* _YOUR OBJECTIVE_
Set all the material down again unchanged, without the pictures.
########
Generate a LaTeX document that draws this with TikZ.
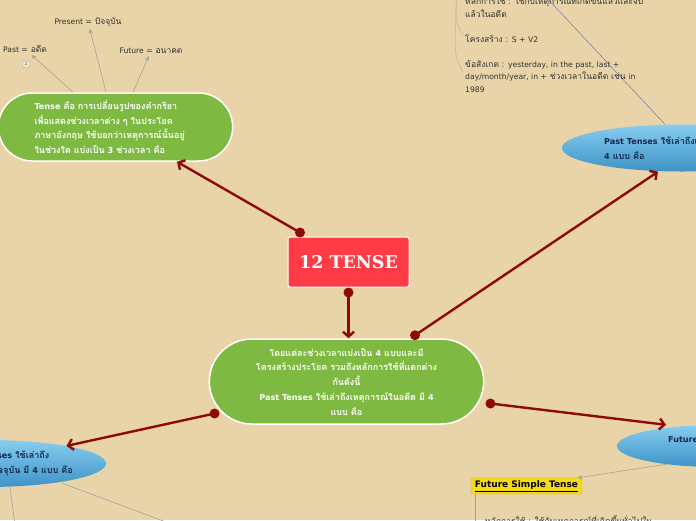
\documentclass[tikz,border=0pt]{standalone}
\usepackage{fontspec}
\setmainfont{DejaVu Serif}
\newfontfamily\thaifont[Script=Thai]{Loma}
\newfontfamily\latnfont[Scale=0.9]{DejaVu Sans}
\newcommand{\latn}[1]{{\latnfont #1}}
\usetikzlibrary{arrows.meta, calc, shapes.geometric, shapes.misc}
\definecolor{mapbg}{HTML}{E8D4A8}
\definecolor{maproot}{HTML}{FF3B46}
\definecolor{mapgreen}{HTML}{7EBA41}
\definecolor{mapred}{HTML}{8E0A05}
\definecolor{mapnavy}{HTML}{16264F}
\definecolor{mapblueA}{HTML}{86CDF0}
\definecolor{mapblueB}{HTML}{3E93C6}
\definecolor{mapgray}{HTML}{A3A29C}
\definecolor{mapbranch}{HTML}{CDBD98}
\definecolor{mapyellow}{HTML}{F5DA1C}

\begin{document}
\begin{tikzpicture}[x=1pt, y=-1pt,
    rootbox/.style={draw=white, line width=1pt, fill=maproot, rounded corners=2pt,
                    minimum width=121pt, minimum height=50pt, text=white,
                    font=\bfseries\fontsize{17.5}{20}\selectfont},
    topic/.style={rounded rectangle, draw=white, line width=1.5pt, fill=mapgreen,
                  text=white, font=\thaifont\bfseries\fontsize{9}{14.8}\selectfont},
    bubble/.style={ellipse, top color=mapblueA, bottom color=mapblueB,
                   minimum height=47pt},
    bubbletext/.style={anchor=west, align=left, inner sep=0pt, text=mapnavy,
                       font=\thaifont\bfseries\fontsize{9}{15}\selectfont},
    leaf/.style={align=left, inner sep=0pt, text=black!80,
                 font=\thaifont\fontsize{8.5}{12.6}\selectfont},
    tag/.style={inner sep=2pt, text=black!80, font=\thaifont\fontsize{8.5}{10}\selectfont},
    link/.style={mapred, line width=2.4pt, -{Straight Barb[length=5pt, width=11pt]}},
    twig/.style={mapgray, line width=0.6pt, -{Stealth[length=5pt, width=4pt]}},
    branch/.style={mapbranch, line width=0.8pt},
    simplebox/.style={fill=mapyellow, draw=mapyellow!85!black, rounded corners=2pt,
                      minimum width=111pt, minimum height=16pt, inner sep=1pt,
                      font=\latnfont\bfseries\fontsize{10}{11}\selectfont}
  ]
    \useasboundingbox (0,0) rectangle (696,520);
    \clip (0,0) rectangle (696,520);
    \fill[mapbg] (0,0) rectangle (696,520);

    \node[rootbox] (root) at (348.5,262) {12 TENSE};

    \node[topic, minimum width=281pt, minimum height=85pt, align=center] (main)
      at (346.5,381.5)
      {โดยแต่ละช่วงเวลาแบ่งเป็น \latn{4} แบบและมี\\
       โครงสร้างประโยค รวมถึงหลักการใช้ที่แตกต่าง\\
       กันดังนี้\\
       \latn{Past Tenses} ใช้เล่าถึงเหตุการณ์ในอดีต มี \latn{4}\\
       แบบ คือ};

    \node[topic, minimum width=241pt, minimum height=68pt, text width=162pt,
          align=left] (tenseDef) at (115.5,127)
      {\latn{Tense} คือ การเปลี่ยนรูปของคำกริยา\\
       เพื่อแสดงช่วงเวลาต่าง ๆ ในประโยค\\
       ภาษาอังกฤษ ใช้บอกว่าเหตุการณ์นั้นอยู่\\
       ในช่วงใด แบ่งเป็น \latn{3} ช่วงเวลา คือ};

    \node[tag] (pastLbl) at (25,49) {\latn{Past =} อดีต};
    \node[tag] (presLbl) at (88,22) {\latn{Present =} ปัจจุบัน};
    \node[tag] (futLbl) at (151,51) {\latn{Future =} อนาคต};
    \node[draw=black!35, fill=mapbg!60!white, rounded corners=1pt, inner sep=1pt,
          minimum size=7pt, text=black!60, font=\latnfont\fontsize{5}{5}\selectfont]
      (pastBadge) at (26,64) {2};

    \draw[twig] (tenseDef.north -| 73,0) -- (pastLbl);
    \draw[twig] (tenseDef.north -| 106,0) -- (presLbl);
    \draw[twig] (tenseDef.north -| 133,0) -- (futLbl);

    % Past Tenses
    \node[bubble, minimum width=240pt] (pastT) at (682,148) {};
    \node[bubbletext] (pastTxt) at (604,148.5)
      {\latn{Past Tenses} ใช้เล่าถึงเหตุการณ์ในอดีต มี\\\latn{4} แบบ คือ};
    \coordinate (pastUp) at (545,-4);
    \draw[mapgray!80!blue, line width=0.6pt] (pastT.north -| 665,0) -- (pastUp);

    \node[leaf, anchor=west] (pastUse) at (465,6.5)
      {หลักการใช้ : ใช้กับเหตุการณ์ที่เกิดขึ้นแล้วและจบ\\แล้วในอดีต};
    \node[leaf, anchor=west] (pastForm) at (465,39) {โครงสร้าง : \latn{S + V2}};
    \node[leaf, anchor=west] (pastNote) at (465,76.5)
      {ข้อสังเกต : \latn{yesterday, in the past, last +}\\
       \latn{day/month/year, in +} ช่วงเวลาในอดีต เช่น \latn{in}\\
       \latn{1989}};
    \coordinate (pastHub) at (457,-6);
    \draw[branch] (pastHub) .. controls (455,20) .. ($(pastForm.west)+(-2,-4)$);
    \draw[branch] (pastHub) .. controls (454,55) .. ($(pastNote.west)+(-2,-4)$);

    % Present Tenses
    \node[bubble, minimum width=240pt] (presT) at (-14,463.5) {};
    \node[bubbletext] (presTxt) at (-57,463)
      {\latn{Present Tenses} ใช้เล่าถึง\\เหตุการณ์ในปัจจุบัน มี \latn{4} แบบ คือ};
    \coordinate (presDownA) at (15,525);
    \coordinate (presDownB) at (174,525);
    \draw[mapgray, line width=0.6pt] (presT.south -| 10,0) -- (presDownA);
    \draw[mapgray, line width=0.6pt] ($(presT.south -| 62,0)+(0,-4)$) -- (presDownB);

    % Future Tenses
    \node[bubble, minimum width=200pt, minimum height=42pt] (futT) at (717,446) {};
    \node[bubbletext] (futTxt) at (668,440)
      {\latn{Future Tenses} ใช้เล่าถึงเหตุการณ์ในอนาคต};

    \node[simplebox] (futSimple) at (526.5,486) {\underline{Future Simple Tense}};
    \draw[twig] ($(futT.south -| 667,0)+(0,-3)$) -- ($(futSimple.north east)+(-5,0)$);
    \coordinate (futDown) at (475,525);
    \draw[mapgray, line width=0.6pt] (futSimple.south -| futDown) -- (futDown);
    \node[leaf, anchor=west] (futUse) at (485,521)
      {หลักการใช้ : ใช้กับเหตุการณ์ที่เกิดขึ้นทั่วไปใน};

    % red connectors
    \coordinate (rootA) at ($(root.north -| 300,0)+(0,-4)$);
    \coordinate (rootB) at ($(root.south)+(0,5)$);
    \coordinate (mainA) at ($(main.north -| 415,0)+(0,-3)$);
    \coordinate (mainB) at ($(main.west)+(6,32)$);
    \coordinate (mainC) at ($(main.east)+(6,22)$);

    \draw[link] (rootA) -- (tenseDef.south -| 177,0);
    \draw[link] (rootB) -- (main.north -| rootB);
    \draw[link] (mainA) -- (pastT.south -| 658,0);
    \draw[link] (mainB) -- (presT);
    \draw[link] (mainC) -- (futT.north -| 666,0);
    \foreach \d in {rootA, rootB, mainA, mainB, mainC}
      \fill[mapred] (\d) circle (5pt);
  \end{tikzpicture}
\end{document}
########
* _SOLUTION FOR THIS TASK_
Generate a LaTeX document that draws this with TikZ.
\documentclass[tikz,border=0pt]{standalone}
\usepackage{fontspec}
\setmainfont{DejaVu Serif}
\newfontfamily\thaifont[Script=Thai]{Loma}
\newfontfamily\latnfont[Scale=0.9]{DejaVu Sans}
\newcommand{\latn}[1]{{\latnfont #1}}
\usetikzlibrary{arrows.meta, calc, shapes.geometric, shapes.misc}
\definecolor{mapbg}{HTML}{E8D4A8}
\definecolor{maproot}{HTML}{FF3B46}
\definecolor{mapgreen}{HTML}{7EBA41}
\definecolor{mapred}{HTML}{8E0A05}
\definecolor{mapnavy}{HTML}{16264F}
\definecolor{mapblueA}{HTML}{86CDF0}
\definecolor{mapblueB}{HTML}{3E93C6}
\definecolor{mapgray}{HTML}{A3A29C}
\definecolor{mapbranch}{HTML}{CDBD98}
\definecolor{mapyellow}{HTML}{F5DA1C}

\begin{document}
\begin{tikzpicture}[x=1pt, y=-1pt,
    rootbox/.style={draw=white, line width=1pt, fill=maproot, rounded corners=2pt,
                    minimum width=121pt, minimum height=50pt, text=white,
                    font=\bfseries\fontsize{17.5}{20}\selectfont},
    topic/.style={rounded rectangle, draw=white, line width=1.5pt, fill=mapgreen,
                  text=white, font=\thaifont\bfseries\fontsize{9}{14.8}\selectfont},
    bubble/.style={ellipse, top color=mapblueA, bottom color=mapblueB,
                   minimum height=47pt},
    bubbletext/.style={anchor=west, align=left, inner sep=0pt, text=mapnavy,
                       font=\thaifont\bfseries\fontsize{9}{15}\selectfont},
    leaf/.style={align=left, inner sep=0pt, text=black!80,
                 font=\thaifont\fontsize{8.5}{12.6}\selectfont},
    tag/.style={inner sep=2pt, text=black!80, font=\thaifont\fontsize{8.5}{10}\selectfont},
    link/.style={mapred, line width=2.4pt, -{Straight Barb[length=5pt, width=11pt]}},
    twig/.style={mapgray, line width=0.6pt, -{Stealth[length=5pt, width=4pt]}},
    branch/.style={mapbranch, line width=0.8pt},
    simplebox/.style={fill=mapyellow, draw=mapyellow!85!black, rounded corners=2pt,
                      minimum width=111pt, minimum height=16pt, inner sep=1pt,
                      font=\latnfont\bfseries\fontsize{10}{11}\selectfont}
  ]
    \useasboundingbox (0,0) rectangle (696,520);
    \clip (0,0) rectangle (696,520);
    \fill[mapbg] (0,0) rectangle (696,520);

    \node[rootbox] (root) at (348.5,262) {12 TENSE};

    \node[topic, minimum width=281pt, minimum height=85pt, align=center] (main)
      at (346.5,381.5)
      {โดยแต่ละช่วงเวลาแบ่งเป็น \latn{4} แบบและมี\\
       โครงสร้างประโยค รวมถึงหลักการใช้ที่แตกต่าง\\
       กันดังนี้\\
       \latn{Past Tenses} ใช้เล่าถึงเหตุการณ์ในอดีต มี \latn{4}\\
       แบบ คือ};

    \node[topic, minimum width=241pt, minimum height=68pt, text width=162pt,
          align=left] (tenseDef) at (115.5,127)
      {\latn{Tense} คือ การเปลี่ยนรูปของคำกริยา\\
       เพื่อแสดงช่วงเวลาต่าง ๆ ในประโยค\\
       ภาษาอังกฤษ ใช้บอกว่าเหตุการณ์นั้นอยู่\\
       ในช่วงใด แบ่งเป็น \latn{3} ช่วงเวลา คือ};

    \node[tag] (pastLbl) at (25,49) {\latn{Past =} อดีต};
    \node[tag] (presLbl) at (88,22) {\latn{Present =} ปัจจุบัน};
    \node[tag] (futLbl) at (151,51) {\latn{Future =} อนาคต};
    \node[draw=black!35, fill=mapbg!60!white, rounded corners=1pt, inner sep=1pt,
          minimum size=7pt, text=black!60, font=\latnfont\fontsize{5}{5}\selectfont]
      (pastBadge) at (26,64) {2};

    \draw[twig] (tenseDef.north -| 73,0) -- (pastLbl);
    \draw[twig] (tenseDef.north -| 106,0) -- (presLbl);
    \draw[twig] (tenseDef.north -| 133,0) -- (futLbl);

    % Past Tenses
    \node[bubble, minimum width=240pt] (pastT) at (682,148) {};
    \node[bubbletext] (pastTxt) at (604,148.5)
      {\latn{Past Tenses} ใช้เล่าถึงเหตุการณ์ในอดีต มี\\\latn{4} แบบ คือ};
    \coordinate (pastUp) at (545,-4);
    \draw[mapgray!80!blue, line width=0.6pt] (pastT.north -| 665,0) -- (pastUp);

    \node[leaf, anchor=west] (pastUse) at (465,6.5)
      {หลักการใช้ : ใช้กับเหตุการณ์ที่เกิดขึ้นแล้วและจบ\\แล้วในอดีต};
    \node[leaf, anchor=west] (pastForm) at (465,39) {โครงสร้าง : \latn{S + V2}};
    \node[leaf, anchor=west] (pastNote) at (465,76.5)
      {ข้อสังเกต : \latn{yesterday, in the past, last +}\\
       \latn{day/month/year, in +} ช่วงเวลาในอดีต เช่น \latn{in}\\
       \latn{1989}};
    \coordinate (pastHub) at (457,-6);
    \draw[branch] (pastHub) .. controls (455,20) .. ($(pastForm.west)+(-2,-4)$);
    \draw[branch] (pastHub) .. controls (454,55) .. ($(pastNote.west)+(-2,-4)$);

    % Present Tenses
    \node[bubble, minimum width=240pt] (presT) at (-14,463.5) {};
    \node[bubbletext] (presTxt) at (-57,463)
      {\latn{Present Tenses} ใช้เล่าถึง\\เหตุการณ์ในปัจจุบัน มี \latn{4} แบบ คือ};
    \coordinate (presDownA) at (15,525);
    \coordinate (presDownB) at (174,525);
    \draw[mapgray, line width=0.6pt] (presT.south -| 10,0) -- (presDownA);
    \draw[mapgray, line width=0.6pt] ($(presT.south -| 62,0)+(0,-4)$) -- (presDownB);

    % Future Tenses
    \node[bubble, minimum width=200pt, minimum height=42pt] (futT) at (717,446) {};
    \node[bubbletext] (futTxt) at (668,440)
      {\latn{Future Tenses} ใช้เล่าถึงเหตุการณ์ในอนาคต};

    \node[simplebox] (futSimple) at (526.5,486) {\underline{Future Simple Tense}};
    \draw[twig] ($(futT.south -| 667,0)+(0,-3)$) -- ($(futSimple.north east)+(-5,0)$);
    \coordinate (futDown) at (475,525);
    \draw[mapgray, line width=0.6pt] (futSimple.south -| futDown) -- (futDown);
    \node[leaf, anchor=west] (futUse) at (485,521)
      {หลักการใช้ : ใช้กับเหตุการณ์ที่เกิดขึ้นทั่วไปใน};

    % red connectors
    \coordinate (rootA) at ($(root.north -| 300,0)+(0,-4)$);
    \coordinate (rootB) at ($(root.south)+(0,5)$);
    \coordinate (mainA) at ($(main.north -| 415,0)+(0,-3)$);
    \coordinate (mainB) at ($(main.west)+(6,32)$);
    \coordinate (mainC) at ($(main.east)+(6,22)$);

    \draw[link] (rootA) -- (tenseDef.south -| 177,0);
    \draw[link] (rootB) -- (main.north -| rootB);
    \draw[link] (mainA) -- (pastT.south -| 658,0);
    \draw[link] (mainB) -- (presT);
    \draw[link] (mainC) -- (futT.north -| 666,0);
    \foreach \d in {rootA, rootB, mainA, mainB, mainC}
      \fill[mapred] (\d) circle (5pt);
  \end{tikzpicture}
\end{document}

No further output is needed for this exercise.